A PRETZEL, a sign reading "mission accomplished" and an adviser by the name of Turd Blossom. As Powell said, all political careers end in failure. After watching W, Oliver Stone's dissection of the Bush years which had its European premiere at the London Film Festival this week, it might be politic to add humiliation to the list.

Make that partial humiliation and quasi rehabilitation. A funny thing has happened to some viewers of Stone's picture, released here on November 7. Even though it hammers Bush, Cheney and Karl Rove (aka Turd Blossom to his boss) over Iraq, it looks behind the caricature that the 43rd President has become.

In doing so, the film makes you question whether Bush was truly the worst president ever to have sat his sorry backside in the Oval Office, or whether he was the victim of events that would have defeated many another. Mad, bad and dangerous to know or a sad inadequate trying to do his best?

As he points his cowboy boots towards the exit, Bush is now not so much a lame-duck president as a comatose one. When the Brit comedian, Russell Brand, can call the US President "a retarded cowboy" on television, and more Americans laugh than complain, it's time to say goodnight, Gracie. Yet on Bush must slog till the inauguration ceremony on January 20, 2009, when the president-elect, whoever that will be, becomes the president proper. These must be the longest of days in the White House. For a man who spent most of his life failing to live up to his father's expectations, to be limping out of office without even a sniff of a legacy must hurt.

Stone's W does make Bush Jr seem more human by focusing on his early lost years, but by highlighting his flaws - impulsiveness, arrogance and weakness chief among them - it confirms that he was the worst person to have in office at the most critical of times.

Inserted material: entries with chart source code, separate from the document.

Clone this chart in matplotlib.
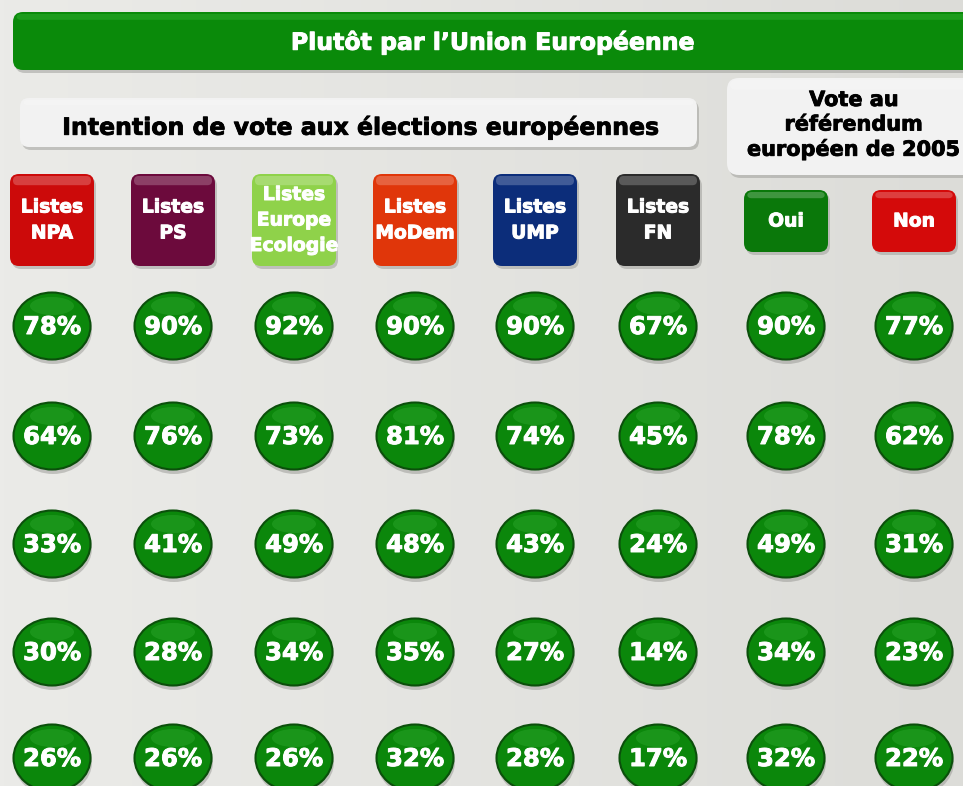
import matplotlib
matplotlib.use("Agg")
import matplotlib.pyplot as plt
import matplotlib.patheffects as pe
import numpy as np
from matplotlib.patches import FancyBboxPatch, Ellipse

# values, one list per row
row1 = [78, 90, 92, 90, 90, 67, 90, 77]
row2 = [64, 76, 73, 81, 74, 45, 78, 62]
row3 = [33, 41, 49, 48, 43, 24, 49, 31]
row4 = [30, 28, 34, 35, 27, 14, 34, 23]
row5 = [26, 26, 26, 32, 28, 17, 32, 22]
rows = [row1, row2, row3, row4, row5]

labels = ["Listes\nNPA", "Listes\nPS", "Listes\nEurope\nEcologie", "Listes\nMoDem",
          "Listes\nUMP", "Listes\nFN", "Oui", "Non"]
box_colors = ["#cc0a0a", "#6c0a3c", "#8fd24a", "#e0360a", "#0c2d7a", "#2b2b2b", "#0a780a", "#d40a0a"]
title = "Plutôt par l\u2019Union Européenne"
subtitle = "Intention de vote aux élections européennes"
ref_title = "Vote au\nréférendum\neuropéen de 2005"

col_x = [52, 173, 294, 415, 535, 658, 786, 914]
row_y = [326, 436, 544, 652, 758]

plt.rcParams['font.family'] = ['DejaVu Sans']
fig = plt.figure(figsize=(9.63, 7.86), dpi=100)
ax = fig.add_axes([0, 0, 1, 1])
ax.set_xlim(0, 963)
ax.set_ylim(786, 0)
ax.axis('off')

# background
grad = np.linspace(0, 1, 256).reshape(1, -1)
bg = plt.matplotlib.colors.LinearSegmentedColormap.from_list("bg", ["#ebebe8", "#dcdcd8"])
ax.imshow(grad, cmap=bg, extent=[0, 963, 786, 0], aspect='auto', zorder=0)

bold_w = [pe.withStroke(linewidth=0.7, foreground="white")]
bold_k = [pe.withStroke(linewidth=0.6, foreground="black")]


def box(x0, y0, w, h, color, r=8, shadow=True, light=None):
    if shadow:
        ax.add_patch(FancyBboxPatch((x0 + 2, y0 + 3), w, h, boxstyle=f"round,pad=0,rounding_size={r}",
                                    fc="#9a9a96", ec="none", alpha=0.5, zorder=1))
    ax.add_patch(FancyBboxPatch((x0, y0), w, h, boxstyle=f"round,pad=0,rounding_size={r}",
                                fc=color, ec="none", zorder=2))
    if light:
        ax.add_patch(FancyBboxPatch((x0 + 3, y0 + 2), w - 6, h * 0.1, boxstyle=f"round,pad=0,rounding_size={r * 0.5}",
                                    fc=light, ec="none", alpha=0.22, zorder=3))


# header bar
box(13, 12, 970, 58, "#0a8a0a", r=10, light="#5ee05e")
ax.text(493, 42, title, color="white", fontsize=17, fontweight="bold", ha="center", va="center",
        zorder=5, path_effects=bold_w)

box(20, 98, 677, 49, "#f2f2f2", r=9, light="white")
ax.text(361, 127, subtitle, color="black", fontsize=17, fontweight="bold", ha="center", va="center",
        zorder=5, path_effects=bold_k)

box(727, 78, 260, 97, "#f2f2f2", r=12, light="white")
for i, line in enumerate(ref_title.split("\n")):
    ax.text(854, 100 + 24.5 * i, line, color="black", fontsize=15, fontweight="bold",
            ha="center", va="center", zorder=5, path_effects=bold_k)

# category boxes
for i, (lab, c) in enumerate(zip(labels, box_colors)):
    cx = col_x[i]
    if i < 6:
        y0, h = 174, 92
    else:
        y0, h = 190, 62
    box(cx - 42, y0, 84, h, c, r=9, light="white")
    lines = lab.split("\n")
    yc = y0 + h / 2
    step = 26 if len(lines) < 3 else 25.5
    for j, line in enumerate(lines):
        ax.text(cx, yc + (j - (len(lines) - 1) / 2) * step, line, color="white", fontsize=13.5,
                fontweight="bold", ha="center", va="center", zorder=5, path_effects=bold_w)

# green bubbles
for r, vals in enumerate(rows):
    for i, v in enumerate(vals):
        x, y = col_x[i], row_y[r]
        ax.add_patch(Ellipse((x + 1, y + 4), 78, 68, fc="#8e8e8a", ec="none", alpha=0.45, zorder=1))
        ax.add_patch(Ellipse((x, y), 77, 67, fc="#0b870b", ec="#0b4f0b", lw=1.5, zorder=2))
        ax.add_patch(Ellipse((x, y - 20), 44, 18, fc="#3fb63f", ec="none", alpha=0.3, zorder=3))
        ax.text(x, y + 1, f"{v}%", color="white", fontsize=17.5, fontweight="bold",
                ha="center", va="center", zorder=5, path_effects=bold_w)

plt.savefig("out.png", dpi=100)
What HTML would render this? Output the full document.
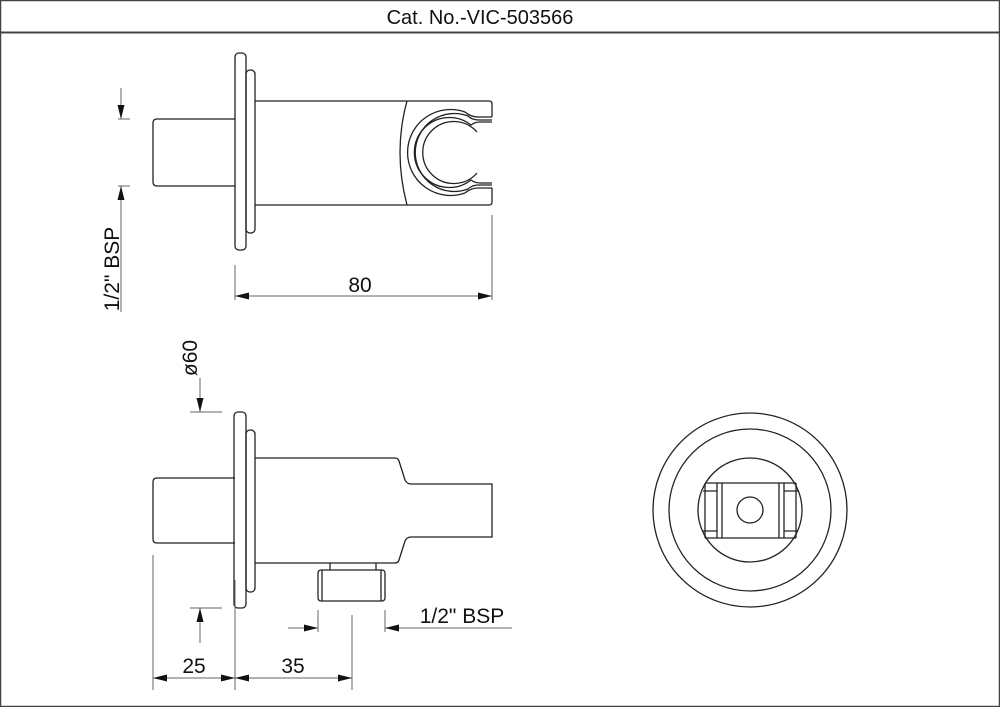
<!DOCTYPE html>
<html><head><style>
html,body{margin:0;padding:0;background:#fff;}
svg{display:block;}
text{font-family:"Liberation Sans",Arial,sans-serif;fill:#111;}
</style></head><body>
<svg width="1000" height="707" viewBox="0 0 1000 707" xmlns="http://www.w3.org/2000/svg">
<defs>
<marker id="a" viewBox="0 0 12 6" refX="12" refY="3" markerWidth="14" markerHeight="7" orient="auto" markerUnits="userSpaceOnUse"><path d="M0,0 L12,3 L0,6 z" fill="#111"/></marker>
</defs>
<rect x="0.5" y="0.5" width="999" height="706" fill="none" stroke="#444" stroke-width="1.5"/>
<line x1="0" y1="32.5" x2="1000" y2="32.5" stroke="#444" stroke-width="2"/>
<text x="480" y="24" font-size="20" text-anchor="middle">Cat. No.-VIC-503566</text>

<g fill="none" stroke="#222" stroke-width="1.3">
<rect x="235" y="53" width="11" height="197" rx="4"/>
<rect x="246" y="70" width="9" height="163" rx="4"/>
<path d="M157,119 L235,119 M157,186 L235,186 M157,119 Q153,119 153,123 L153,182 Q153,186 157,186"/>
<path d="M255,101 L489,101 Q492,101 492,104 L492,117 M492,188 L492,202 Q492,205 489,205 L255,205"/>
<path d="M407,101 Q393,152 407,205"/>
<path d="M492,117 L478,117 Q471,117 465,112 A43 43 0 1 0 465,193 Q471,188 478,188 L492,188"/>
<path d="M492,120 L479,120 Q472,120 468,116 A39 39 0 1 0 468,189 Q472,185 479,185 L492,185"/>
<path d="M492,122 L480,122 Q475,122 471,125 A35 35 0 1 0 471,180 Q475,183 480,183 L492,183"/>
<path d="M477,132 A31 31 0 1 0 477,173"/>

<rect x="234" y="412" width="12" height="196" rx="4"/>
<rect x="246" y="430" width="9" height="162" rx="4"/>
<path d="M157,478 L235,478 M157,543 L235,543 M157,478 Q153,478 153,482 L153,539 Q153,543 157,543"/>
<path d="M255,458 L395,458 Q398,458 399,461 L405,480 Q407,484 411,484 L492,484 L492,537 L411,537 Q407,537 405,541 L399,560 Q398,563 395,563 L255,563"/>
<path d="M330,563 L330,570 M376,563 L376,570"/>
<rect x="318" y="570" width="67" height="31" rx="3"/>
<path d="M322,570 L322,601 M381,570 L381,601"/>

<circle cx="750" cy="510" r="97"/>
<circle cx="750" cy="510" r="81"/>
<circle cx="750" cy="510" r="52"/>
<circle cx="750" cy="510" r="13"/>
<path d="M705,483 L796,483 M705,538 L796,538"/>
<path d="M717,483 L717,538 M722,483 L722,538 M779,483 L779,538 M784,483 L784,538"/>
<path d="M705,483 L705,538 M796,483 L796,538"/>
<path d="M703,491 L717,491 M703,531 L717,531 M784,491 L798,491 M784,531 L798,531"/>
</g>

<g stroke="#666" stroke-width="1" fill="none">
<line x1="118" y1="119" x2="130" y2="119"/>
<line x1="118" y1="186" x2="130" y2="186"/>
<line x1="121" y1="88" x2="121" y2="119" marker-end="url(#a)"/>
<line x1="121" y1="312" x2="121" y2="186" marker-end="url(#a)"/>
<line x1="235" y1="265" x2="235" y2="300"/>
<line x1="492" y1="215" x2="492" y2="300"/>
<line x1="300" y1="296" x2="235" y2="296" marker-end="url(#a)"/>
<line x1="300" y1="296" x2="492" y2="296" marker-end="url(#a)"/>

<line x1="200" y1="378" x2="200" y2="412" marker-end="url(#a)"/>
<line x1="190" y1="412" x2="222" y2="412"/>
<line x1="190" y1="608" x2="222" y2="608"/>
<line x1="200" y1="643" x2="200" y2="608" marker-end="url(#a)"/>
<line x1="153" y1="555" x2="153" y2="690"/>
<line x1="235" y1="580" x2="235" y2="690"/>
<line x1="352" y1="615" x2="352" y2="690"/>
<line x1="194" y1="678" x2="153" y2="678" marker-end="url(#a)"/>
<line x1="194" y1="678" x2="235" y2="678" marker-end="url(#a)"/>
<line x1="293" y1="678" x2="235" y2="678" marker-end="url(#a)"/>
<line x1="293" y1="678" x2="352" y2="678" marker-end="url(#a)"/>
<line x1="318" y1="610" x2="318" y2="632"/>
<line x1="385" y1="610" x2="385" y2="632"/>
<line x1="288" y1="628" x2="318" y2="628" marker-end="url(#a)"/>
<line x1="512" y1="628" x2="385" y2="628" marker-end="url(#a)"/>
</g>
<text x="360" y="292" font-size="21" text-anchor="middle">80</text>
<text transform="translate(119,269) rotate(-90)" font-size="21" text-anchor="middle">1/2" BSP</text>
<text transform="translate(197,358) rotate(-90)" font-size="21" text-anchor="middle">ø60</text>
<text x="194" y="673" font-size="21" text-anchor="middle">25</text>
<text x="293" y="673" font-size="21" text-anchor="middle">35</text>
<text x="462" y="623" font-size="21" text-anchor="middle">1/2" BSP</text>
</svg>
</body></html>
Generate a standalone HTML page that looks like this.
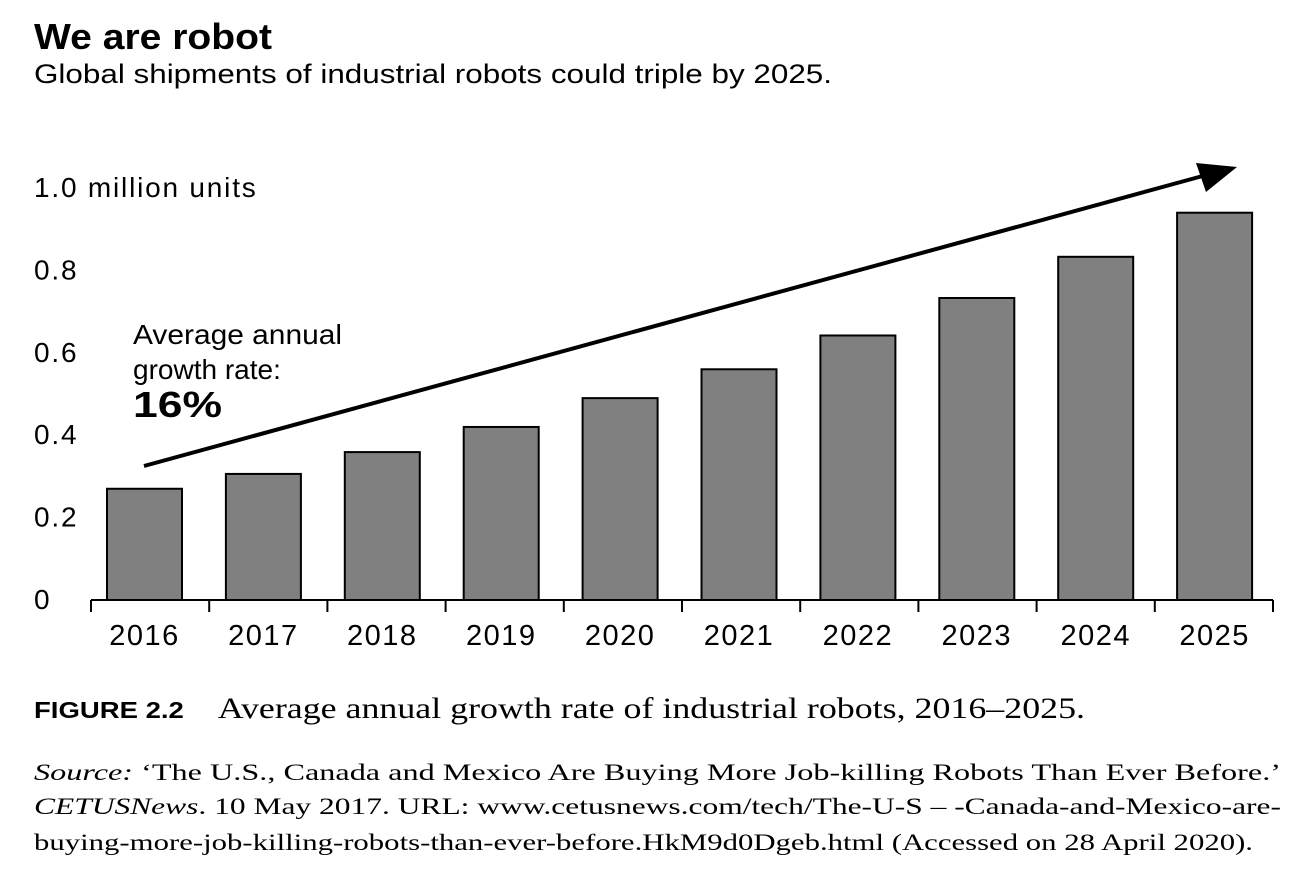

Throughout his life, Bush was blessed with choices and chances. Just when he had begun to make the right ones, along came 9/11 to present him with the ultimate test, and he flunked it. Without 9/11, the Bush years might have been the Quayle presidency made real, a minor farce played on a grand stage. With 9/11, and the choice he made to invade Iraq to try to finish what daddy started, his presidency became a tragedy. He can at least walk away from it, and live the post-presidential life of libraries and after-dinner speeches. The casualties, who never had much in the way of chances or choices, cannot.

HOW Kerry Katona, queen of Iceland (food stores division, but could have been the banks as well), managed to get before the cameras and royally embarrass herself on This Morning is a mystery. Live television, meant to be so spontaneous, is run by control freaks who live in terror of the unexpected happening. There must have been many points at which Katona could have been stopped from going on set, but, like George Best before her, there she was. An accident, or a chance to boost the ratings and grab some headlines for the show? Over to you Phil and Fern.

STILL in exile, and making the most of what London has to offer, not least the chance to wonder, yet again, how so many Scots end up on the streets here in such sorry states. Since the reality - poverty, illness, horrific childhoods - is so depressing, I like to think they are part of a Rada experiment that went wrong. Years ago, the London tourist authorities, in a bid to add some colour to the UK capital, must have hired a troupe of resting actors to impersonate drunken Scots. Instead of quietly disappearing when the gig was over, they stuck around, bred among themselves and are now the large community you see hanging around train stations today. Today destitution, tomorrow, the National Theatre.

Another way to keep your spirits up down here is to hand Scottish bank notes to bewildered shopkeepers. As every traveller knows, these are usually given the same warm welcome as scribbled notes that read: "Open the till and give me the money." I used to become embarrassed at the kerfuffle; now I just explain that I was up all night colouring the bits of scrap paper in and the least they can do is give me goods in exchange.

SO much fuss about those 45 cats that have gone missing in Wollaston, West Midlands, dubbed the "Purr-muda Triangle" by locals. What's the betting some old dear in a neighbouring borough has a job lot of sardines in tomato sauce?